## TO DO
Take the lines beginning with the one that contains "Output the Python" and ending with the one that contains "from matplotlib.ticker import MultipleLocator", and set them down exactly. Omit all pictures.

## EXERCISE MATERIAL
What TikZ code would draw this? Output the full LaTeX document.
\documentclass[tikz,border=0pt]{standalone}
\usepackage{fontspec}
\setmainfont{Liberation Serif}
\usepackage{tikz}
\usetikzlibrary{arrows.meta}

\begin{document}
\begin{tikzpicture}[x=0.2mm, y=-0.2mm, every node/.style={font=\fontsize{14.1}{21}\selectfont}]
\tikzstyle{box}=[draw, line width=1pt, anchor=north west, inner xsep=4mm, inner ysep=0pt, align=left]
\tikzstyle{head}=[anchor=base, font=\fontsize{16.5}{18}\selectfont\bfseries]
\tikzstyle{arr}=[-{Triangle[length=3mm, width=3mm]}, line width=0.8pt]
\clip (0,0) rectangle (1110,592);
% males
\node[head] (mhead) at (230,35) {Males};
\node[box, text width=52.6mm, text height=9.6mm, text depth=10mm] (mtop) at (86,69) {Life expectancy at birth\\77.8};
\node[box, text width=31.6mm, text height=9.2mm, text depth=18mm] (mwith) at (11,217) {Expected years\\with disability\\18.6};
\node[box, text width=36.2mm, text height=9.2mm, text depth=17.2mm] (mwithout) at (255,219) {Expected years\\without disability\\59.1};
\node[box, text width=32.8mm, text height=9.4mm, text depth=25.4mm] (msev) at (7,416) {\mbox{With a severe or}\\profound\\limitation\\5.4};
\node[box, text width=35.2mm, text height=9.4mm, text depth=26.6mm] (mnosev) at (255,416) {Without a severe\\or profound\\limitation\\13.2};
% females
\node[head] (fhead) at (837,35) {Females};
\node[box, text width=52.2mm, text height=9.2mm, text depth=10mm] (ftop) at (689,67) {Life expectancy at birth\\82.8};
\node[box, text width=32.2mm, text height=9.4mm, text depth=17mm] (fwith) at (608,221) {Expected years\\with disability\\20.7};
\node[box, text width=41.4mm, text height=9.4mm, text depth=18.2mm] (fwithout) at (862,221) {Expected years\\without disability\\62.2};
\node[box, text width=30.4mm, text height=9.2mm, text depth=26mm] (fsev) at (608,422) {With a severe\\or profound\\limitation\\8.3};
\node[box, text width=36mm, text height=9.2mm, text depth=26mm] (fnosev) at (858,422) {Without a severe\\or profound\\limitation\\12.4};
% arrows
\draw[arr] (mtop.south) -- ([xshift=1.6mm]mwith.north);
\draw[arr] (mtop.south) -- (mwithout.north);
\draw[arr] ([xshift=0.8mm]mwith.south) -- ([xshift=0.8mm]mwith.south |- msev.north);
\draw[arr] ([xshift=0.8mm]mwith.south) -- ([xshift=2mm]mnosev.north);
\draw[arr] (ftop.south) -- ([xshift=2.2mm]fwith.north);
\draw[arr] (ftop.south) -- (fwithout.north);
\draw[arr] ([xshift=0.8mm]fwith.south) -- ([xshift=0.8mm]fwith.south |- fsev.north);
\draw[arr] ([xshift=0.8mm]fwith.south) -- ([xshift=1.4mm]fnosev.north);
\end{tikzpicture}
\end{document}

==

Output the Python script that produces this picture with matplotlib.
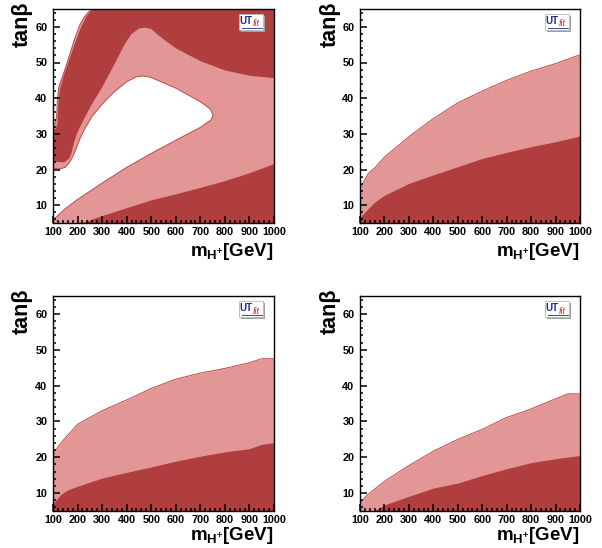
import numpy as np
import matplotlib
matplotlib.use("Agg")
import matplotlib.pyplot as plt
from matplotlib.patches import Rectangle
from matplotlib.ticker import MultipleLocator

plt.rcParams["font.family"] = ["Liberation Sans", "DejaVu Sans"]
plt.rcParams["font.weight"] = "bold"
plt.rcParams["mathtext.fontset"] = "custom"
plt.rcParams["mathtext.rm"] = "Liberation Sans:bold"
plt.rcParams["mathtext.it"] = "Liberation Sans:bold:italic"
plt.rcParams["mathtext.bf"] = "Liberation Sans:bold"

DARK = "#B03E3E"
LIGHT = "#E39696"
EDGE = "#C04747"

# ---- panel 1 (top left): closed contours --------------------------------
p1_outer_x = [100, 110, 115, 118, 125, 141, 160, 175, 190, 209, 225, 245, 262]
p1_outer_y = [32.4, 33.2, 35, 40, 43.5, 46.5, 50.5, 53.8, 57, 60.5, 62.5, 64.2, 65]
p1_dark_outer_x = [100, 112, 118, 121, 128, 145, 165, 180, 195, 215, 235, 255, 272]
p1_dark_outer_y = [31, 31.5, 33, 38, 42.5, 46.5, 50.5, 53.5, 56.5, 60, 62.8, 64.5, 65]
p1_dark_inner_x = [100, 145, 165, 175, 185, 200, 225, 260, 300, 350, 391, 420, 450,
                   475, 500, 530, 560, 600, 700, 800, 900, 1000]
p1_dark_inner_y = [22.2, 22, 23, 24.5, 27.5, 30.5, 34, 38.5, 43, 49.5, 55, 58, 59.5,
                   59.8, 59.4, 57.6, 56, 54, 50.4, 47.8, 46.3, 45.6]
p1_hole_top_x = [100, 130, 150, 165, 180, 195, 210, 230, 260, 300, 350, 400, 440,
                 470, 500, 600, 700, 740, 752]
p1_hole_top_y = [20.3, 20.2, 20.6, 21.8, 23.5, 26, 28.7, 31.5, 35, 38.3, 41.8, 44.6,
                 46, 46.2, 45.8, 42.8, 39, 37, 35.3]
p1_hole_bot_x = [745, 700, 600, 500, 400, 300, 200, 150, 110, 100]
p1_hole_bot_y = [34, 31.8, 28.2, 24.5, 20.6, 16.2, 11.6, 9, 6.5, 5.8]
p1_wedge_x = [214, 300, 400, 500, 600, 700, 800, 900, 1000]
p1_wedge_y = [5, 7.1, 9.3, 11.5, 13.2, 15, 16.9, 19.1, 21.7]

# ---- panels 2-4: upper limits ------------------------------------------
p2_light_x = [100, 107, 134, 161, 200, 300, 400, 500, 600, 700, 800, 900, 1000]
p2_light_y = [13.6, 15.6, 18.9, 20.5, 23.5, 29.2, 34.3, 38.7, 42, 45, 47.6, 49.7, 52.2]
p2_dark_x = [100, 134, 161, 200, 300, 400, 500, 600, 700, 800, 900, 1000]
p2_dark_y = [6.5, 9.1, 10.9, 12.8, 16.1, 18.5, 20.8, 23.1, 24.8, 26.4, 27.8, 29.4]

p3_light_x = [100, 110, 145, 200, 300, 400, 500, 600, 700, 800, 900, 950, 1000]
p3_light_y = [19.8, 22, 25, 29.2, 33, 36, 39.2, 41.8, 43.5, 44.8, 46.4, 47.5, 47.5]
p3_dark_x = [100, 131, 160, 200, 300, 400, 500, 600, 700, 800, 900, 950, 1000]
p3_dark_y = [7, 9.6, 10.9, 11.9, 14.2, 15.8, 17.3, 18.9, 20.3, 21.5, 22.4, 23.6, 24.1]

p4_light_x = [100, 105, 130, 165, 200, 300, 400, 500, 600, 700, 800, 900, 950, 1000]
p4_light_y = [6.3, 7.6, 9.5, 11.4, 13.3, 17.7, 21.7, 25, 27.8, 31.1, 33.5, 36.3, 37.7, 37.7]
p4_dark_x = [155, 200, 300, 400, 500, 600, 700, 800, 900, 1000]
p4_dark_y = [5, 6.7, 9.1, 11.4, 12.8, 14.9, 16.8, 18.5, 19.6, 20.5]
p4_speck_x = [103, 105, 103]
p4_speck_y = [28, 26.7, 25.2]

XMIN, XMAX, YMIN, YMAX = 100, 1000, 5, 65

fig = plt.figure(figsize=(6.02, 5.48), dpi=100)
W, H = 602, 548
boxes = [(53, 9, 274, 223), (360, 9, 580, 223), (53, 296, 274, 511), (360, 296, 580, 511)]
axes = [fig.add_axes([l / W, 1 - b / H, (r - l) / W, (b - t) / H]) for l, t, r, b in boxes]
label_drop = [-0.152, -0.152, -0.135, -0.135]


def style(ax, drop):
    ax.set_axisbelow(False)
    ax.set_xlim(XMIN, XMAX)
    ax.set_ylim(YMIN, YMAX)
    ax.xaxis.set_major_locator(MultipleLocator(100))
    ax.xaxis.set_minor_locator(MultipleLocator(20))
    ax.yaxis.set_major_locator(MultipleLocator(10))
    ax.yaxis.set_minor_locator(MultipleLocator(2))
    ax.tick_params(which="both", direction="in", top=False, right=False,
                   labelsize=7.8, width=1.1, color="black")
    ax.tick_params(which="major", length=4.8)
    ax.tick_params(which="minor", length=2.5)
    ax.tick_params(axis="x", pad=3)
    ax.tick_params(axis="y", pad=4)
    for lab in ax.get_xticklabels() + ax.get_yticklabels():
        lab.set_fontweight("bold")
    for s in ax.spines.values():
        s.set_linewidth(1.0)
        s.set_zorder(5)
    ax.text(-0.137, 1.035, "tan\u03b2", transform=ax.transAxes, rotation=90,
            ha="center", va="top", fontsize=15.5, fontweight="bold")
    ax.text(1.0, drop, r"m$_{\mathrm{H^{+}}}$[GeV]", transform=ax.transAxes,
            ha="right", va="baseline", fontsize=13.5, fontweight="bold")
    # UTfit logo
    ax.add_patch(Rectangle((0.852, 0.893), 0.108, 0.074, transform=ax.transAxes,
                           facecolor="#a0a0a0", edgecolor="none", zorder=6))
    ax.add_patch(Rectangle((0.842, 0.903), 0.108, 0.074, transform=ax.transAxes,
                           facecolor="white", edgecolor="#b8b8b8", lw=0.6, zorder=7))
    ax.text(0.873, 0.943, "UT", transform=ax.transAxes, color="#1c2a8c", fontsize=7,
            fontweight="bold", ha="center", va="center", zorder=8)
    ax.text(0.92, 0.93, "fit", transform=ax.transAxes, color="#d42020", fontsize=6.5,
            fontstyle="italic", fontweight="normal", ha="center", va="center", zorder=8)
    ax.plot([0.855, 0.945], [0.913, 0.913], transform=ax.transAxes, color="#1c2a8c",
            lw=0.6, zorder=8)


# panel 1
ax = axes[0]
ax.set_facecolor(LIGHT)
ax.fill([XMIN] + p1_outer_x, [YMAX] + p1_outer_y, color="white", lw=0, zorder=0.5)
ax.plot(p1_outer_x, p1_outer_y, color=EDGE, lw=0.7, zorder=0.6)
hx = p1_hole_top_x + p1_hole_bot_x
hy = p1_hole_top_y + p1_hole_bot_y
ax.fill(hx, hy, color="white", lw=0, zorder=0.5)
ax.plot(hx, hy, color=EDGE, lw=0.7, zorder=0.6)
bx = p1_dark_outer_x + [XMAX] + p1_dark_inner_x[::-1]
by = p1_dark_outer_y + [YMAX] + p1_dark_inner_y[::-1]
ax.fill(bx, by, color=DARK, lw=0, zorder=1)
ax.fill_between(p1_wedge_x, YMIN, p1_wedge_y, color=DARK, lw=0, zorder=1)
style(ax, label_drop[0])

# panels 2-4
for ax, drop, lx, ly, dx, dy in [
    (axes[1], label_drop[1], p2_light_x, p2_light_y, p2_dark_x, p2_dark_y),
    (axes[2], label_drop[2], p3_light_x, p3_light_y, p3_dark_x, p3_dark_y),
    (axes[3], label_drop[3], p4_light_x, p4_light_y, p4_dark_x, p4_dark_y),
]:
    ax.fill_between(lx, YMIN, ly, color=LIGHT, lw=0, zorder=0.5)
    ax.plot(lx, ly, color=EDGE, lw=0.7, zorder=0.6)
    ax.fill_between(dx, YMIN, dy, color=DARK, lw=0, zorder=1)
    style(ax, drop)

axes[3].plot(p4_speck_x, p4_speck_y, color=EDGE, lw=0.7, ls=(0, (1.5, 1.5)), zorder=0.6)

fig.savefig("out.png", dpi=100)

## EXERCISE OUTPUT
Output the Python script that produces this picture with matplotlib.
import numpy as np
import matplotlib
matplotlib.use("Agg")
import matplotlib.pyplot as plt
from matplotlib.patches import Rectangle
from matplotlib.ticker import MultipleLocator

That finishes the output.